After becoming enamored with Bob London’s Emily Pankhurst, the Wilderness Years stating “it will make me laugh everyday.” Jessica
asked whether it would be ok to place a bid herself (who would say no?!) before snapping it up for 60 quid.

Jo Brand’s “Feminism is about” postcard fetched 70 pounds.

Piers Secunda’s “I love you forever” written with a broken biro (with forever crossed out) brokered an unexpected bidding war, leaving Jessica to comment that people in the auidence could obviously spot ‘real’ art. The postcard went for 125 pounds, sadly neither of two girls who started the bidding won this particular postcard. Both were pipped to the post by a late contestant.

Stuart Semple raised £65 pounds after starting at 22p.

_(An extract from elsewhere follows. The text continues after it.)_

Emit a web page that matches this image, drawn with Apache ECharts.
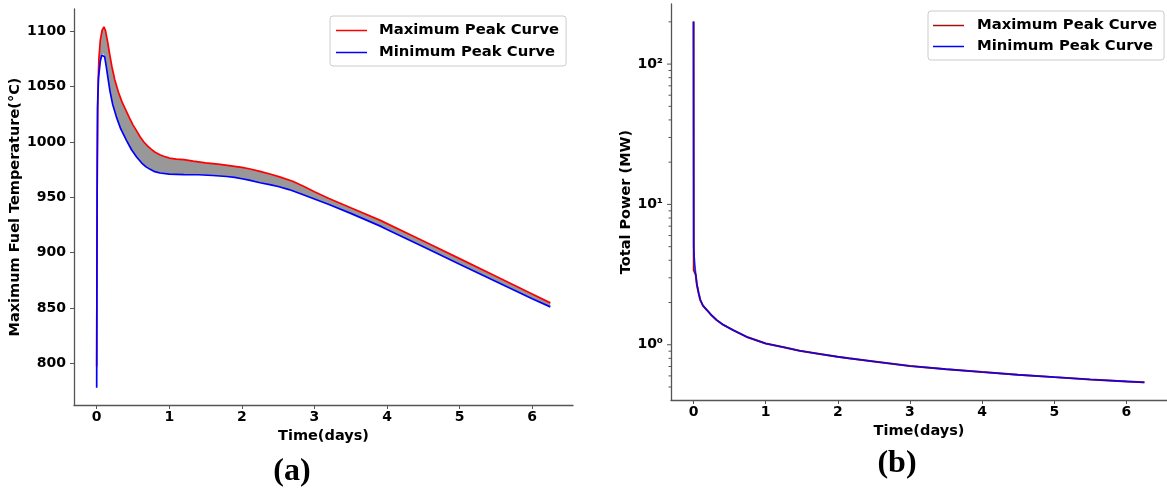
<!DOCTYPE html>
<html><head><meta charset="utf-8">
<script src="https://cdn.jsdelivr.net/npm/echarts@6/dist/echarts.min.js"></script>
<style>html,body{margin:0;padding:0;background:#fff}#c{width:1167px;height:488px}</style>
</head><body><div id="c"></div>
<script>
// ---------- data ----------
const xTicks = [0, 1, 2, 3, 4, 5, 6];
const tempTicks = [800, 850, 900, 950, 1000, 1050, 1100];
const powerTicks = [1, 10, 100];
const powerTickLabels = ['10⁰', '10¹', '10²'];
const powerMinorTicks = [0.5, 0.6, 0.7, 0.8, 0.9, 2, 3, 4, 5, 6, 7, 8, 9, 20, 30, 40, 50, 60, 70, 80, 90, 200];
const seriesNames = ['Maximum Peak Curve', 'Minimum Peak Curve'];

// (a) maximum fuel temperature, maximum-peak curve
const tempMaxTime  = [0, 0.003, 0.008, 0.015, 0.03, 0.05, 0.075, 0.1, 0.12, 0.15, 0.18, 0.21, 0.25, 0.3, 0.35, 0.4, 0.45, 0.5, 0.55, 0.6, 0.65, 0.7, 0.75, 0.8, 0.87, 0.95, 1.0, 1.1, 1.2, 1.33, 1.5, 1.7, 1.9, 2.0, 2.1, 2.25, 2.4, 2.52, 2.7, 2.85, 3.0, 3.2, 3.5, 3.9, 4.5, 5.0, 5.5, 6.0, 6.25];
const tempMaxValue = [797, 880, 980, 1040, 1075, 1092, 1101, 1104, 1101, 1091, 1079, 1068, 1056, 1045, 1036, 1029, 1022, 1015.5, 1010, 1004.5, 1000, 996.5, 993.5, 991, 988.5, 986.5, 985.5, 984.5, 984, 982.7, 981.2, 979.7, 978, 977, 975.8, 973.5, 970.8, 968.5, 964.5, 960, 955, 949, 940.5, 929.4, 910.5, 894.6, 878.6, 862.6, 854.6];
// (a) minimum-peak curve
const tempMinTime  = [0, 0.002, 0.006, 0.012, 0.025, 0.05, 0.07, 0.09, 0.11, 0.13, 0.155, 0.183, 0.22, 0.275, 0.33, 0.41, 0.48, 0.55, 0.62, 0.68, 0.73, 0.8, 0.87, 1.0, 1.2, 1.4, 1.6, 1.79, 1.9, 2.0, 2.1, 2.25, 2.4, 2.5, 2.65, 2.8, 3.0, 3.2, 3.5, 3.9, 4.0, 4.5, 5.0, 5.5, 6.0, 6.25];
const tempMinValue = [778, 850, 950, 1030, 1058, 1073, 1078.5, 1080, 1077, 1069, 1058, 1046, 1034, 1022, 1012, 1001.5, 993, 986.5, 981, 977.5, 975.5, 973.2, 972, 971, 970.6, 970.4, 969.7, 968.8, 968, 966.8, 965.5, 963.2, 961.3, 959.8, 957, 953.5, 948.5, 943.5, 935.5, 924.2, 921, 905.3, 889.6, 874, 858.3, 851];

// (b) total power
const powerMaxTime  = [0, 0.003, 0.02, 0.03, 0.046, 0.07, 0.092, 0.13, 0.184, 0.25, 0.32, 0.4, 0.55, 0.75, 1.0, 1.25, 1.47, 1.75, 2.0, 2.155, 2.5, 3.0, 3.5, 4.0, 4.5, 5.0, 5.5, 6.0, 6.25];
const powerMaxValue = [200, 3.4, 3.5, 3.15, 2.68, 2.34, 2.09, 1.9, 1.77, 1.62, 1.5, 1.4, 1.27, 1.13, 1.02, 0.96, 0.906, 0.86, 0.82, 0.8, 0.76, 0.705, 0.67, 0.64, 0.612, 0.588, 0.566, 0.548, 0.54];
const powerMinTime  = [0, 0.002, 0.01, 0.02, 0.03, 0.046, 0.07, 0.092, 0.13, 0.184, 0.25, 0.32, 0.4, 0.55, 0.75, 1.0, 1.25, 1.47, 1.75, 2.0, 2.155, 2.5, 3.0, 3.5, 4.0, 4.5, 5.0, 5.5, 6.0, 6.25];
const powerMinValue = [202, 5.0, 4.2, 3.6, 3.2, 2.7, 2.35, 2.1, 1.9, 1.77, 1.62, 1.5, 1.4, 1.27, 1.13, 1.02, 0.96, 0.906, 0.86, 0.82, 0.8, 0.76, 0.705, 0.67, 0.64, 0.61, 0.588, 0.565, 0.548, 0.538];

// ---------- chart ----------
const zip = (a, b) => a.map((v, i) => [v, b[i]]);
const FONT = 'DejaVu Sans';
const AX = '#555';
const X_MIN = -0.3125, X_MAX = 6.5625;
const tickText = { fontFamily: FONT, fontWeight: 'bold', fontSize: 14, color: '#000' };
const nameText = { fontFamily: FONT, fontWeight: 'bold', fontSize: 14.5, color: '#000' };
const legendText = { fontFamily: FONT, fontWeight: 'bold', fontSize: 14.8, color: '#000' };

function xAxisCfg(gi) {
  return {
    type: 'value', gridIndex: gi, min: X_MIN, max: X_MAX,
    name: 'Time(days)', nameLocation: 'middle', nameGap: 20, nameTextStyle: nameText,
    axisLine: { onZero: false, lineStyle: { color: AX, width: 1.3 } },
    axisTick: { customValues: xTicks, length: 4, lineStyle: { color: AX, width: 1 } },
    axisLabel: Object.assign({ customValues: xTicks, margin: 5, formatter: v => String(v) }, tickText),
    splitLine: { show: false }
  };
}

// log-axis tick marks (major + minor), placed through the log axis scale
const powerTickData = powerTicks.map(v => [X_MIN, v, 4]).concat(powerMinorTicks.map(v => [X_MIN, v, 2.5]));

const chart = echarts.init(document.getElementById('c'), null, { renderer: 'canvas' });
chart.setOption({
  animation: false,
  backgroundColor: '#fff',
  grid: [
    { left: 74, top: 9, width: 499, height: 396 },
    { left: 671, top: 4, width: 500, height: 396 }
  ],
  xAxis: [xAxisCfg(0), xAxisCfg(1)],
  yAxis: [
    {
      type: 'value', gridIndex: 0, min: 762.3, max: 1120.2,
      name: 'Maximum Fuel Temperature(°C)', nameLocation: 'middle', nameGap: 45, nameTextStyle: nameText,
      axisLine: { show: true, onZero: false, lineStyle: { color: AX, width: 1.3 } },
      axisTick: { show: true, customValues: tempTicks, length: 4, lineStyle: { color: AX } },
      axisLabel: Object.assign({ customValues: tempTicks, margin: 8, formatter: v => String(v) }, tickText),
      splitLine: { show: false }
    },
    {
      type: 'log', logBase: 10, gridIndex: 1, min: 0.404, max: 268,
      name: 'Total Power (MW)', nameLocation: 'middle', nameGap: 33, nameTextStyle: nameText,
      axisLine: { show: true, onZero: false, lineStyle: { color: AX, width: 1.3 } },
      axisTick: { show: false },
      axisLabel: Object.assign({
        customValues: powerTicks, margin: 8,
        formatter: v => powerTickLabels[Math.round(Math.log10(v))]
      }, tickText),
      splitLine: { show: false }
    }
  ],
  legend: [
    {
      orient: 'vertical', left: 330, top: 16, padding: [6, 7, 5, 6], itemGap: 5,
      icon: 'rect', itemWidth: 31, itemHeight: 1.5,
      borderColor: '#ccc', borderWidth: 1, borderRadius: 3,
      textStyle: Object.assign({ lineHeight: 17, padding: [0, 0, 0, 7] }, legendText),
      data: [
        { name: seriesNames[0], itemStyle: { color: '#ff0000' } },
        { name: seriesNames[1], itemStyle: { color: '#0000ff' } }
      ]
    },
    {
      orient: 'vertical', left: 928, top: 11, padding: [6, 7, 5, 5], itemGap: 4,
      icon: 'rect', itemWidth: 31, itemHeight: 1.5,
      borderColor: '#ccc', borderWidth: 1, borderRadius: 3,
      textStyle: Object.assign({ lineHeight: 17, padding: [0, 0, 0, 8] }, legendText),
      data: [
        { name: seriesNames[0], itemStyle: { color: '#a01010' } },
        { name: seriesNames[1], itemStyle: { color: '#0000ff' } }
      ]
    }
  ],
  graphic: [
    { type: 'text', style: { text: '(a)', x: 292, y: 472, align: 'center', verticalAlign: 'middle', font: 'bold 32px "Liberation Serif"', fill: '#000' } },
    { type: 'text', style: { text: '(b)', x: 897, y: 464, align: 'center', verticalAlign: 'middle', font: 'bold 32px "Liberation Serif"', fill: '#000' } }
  ],
  series: [
    {
      type: 'custom', xAxisIndex: 0, yAxisIndex: 0, silent: true, z: 1,
      data: [[0, 900]],
      renderItem: function (params, api) {
        const pts = [];
        for (let i = 0; i < tempMaxTime.length; i++) pts.push(api.coord([tempMaxTime[i], tempMaxValue[i]]));
        for (let i = tempMinTime.length - 1; i >= 0; i--) pts.push(api.coord([tempMinTime[i], tempMinValue[i]]));
        return { type: 'polygon', shape: { points: pts }, style: { fill: '#8f8f8f', opacity: 0.92 } };
      }
    },
    {
      type: 'custom', xAxisIndex: 1, yAxisIndex: 1, silent: true, z: 5, clip: false,
      data: powerTickData,
      renderItem: function (params, api) {
        const p = api.coord([api.value(0), api.value(1)]);
        const len = api.value(2);
        return { type: 'line', shape: { x1: p[0] - len, y1: p[1], x2: p[0], y2: p[1] }, style: { stroke: AX, lineWidth: 1 } };
      }
    },
    { name: seriesNames[0], type: 'line', xAxisIndex: 0, yAxisIndex: 0, data: zip(tempMaxTime, tempMaxValue), symbol: 'none', z: 3, lineStyle: { color: '#ff0000', width: 1.7 }, itemStyle: { color: '#ff0000' } },
    { name: seriesNames[1], type: 'line', xAxisIndex: 0, yAxisIndex: 0, data: zip(tempMinTime, tempMinValue), symbol: 'none', z: 4, lineStyle: { color: '#0000ff', width: 1.7 }, itemStyle: { color: '#0000ff' } },
    { name: seriesNames[0], type: 'line', xAxisIndex: 1, yAxisIndex: 1, data: zip(powerMaxTime, powerMaxValue), symbol: 'none', z: 3, lineStyle: { color: '#a01010', width: 2 }, itemStyle: { color: '#a01010' } },
    { name: seriesNames[1], type: 'line', xAxisIndex: 1, yAxisIndex: 1, data: zip(powerMinTime, powerMinValue), symbol: 'none', z: 4, lineStyle: { color: '#0000ff', width: 1.6, opacity: 0.85 }, itemStyle: { color: '#0000ff' } }
  ]
});
</script></body></html>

This month sees the release of Made in Dagenham, a feature film documenting the strike action taken by 187 Ford sowing machinists who refused to work until they received equal pay. After a recent appearance of a few of the campaigners on Women’s Hour it was disclosed that the pay gap between men and women (where it occurs) is larger than the difference these women originally fought for. Could there be a more apt time to bring feminism discussion back into mainstream conciseness?

Sarah Maple produced a fantastic warm up for Feminism in London, which will be taking place on Saturday 23rd October.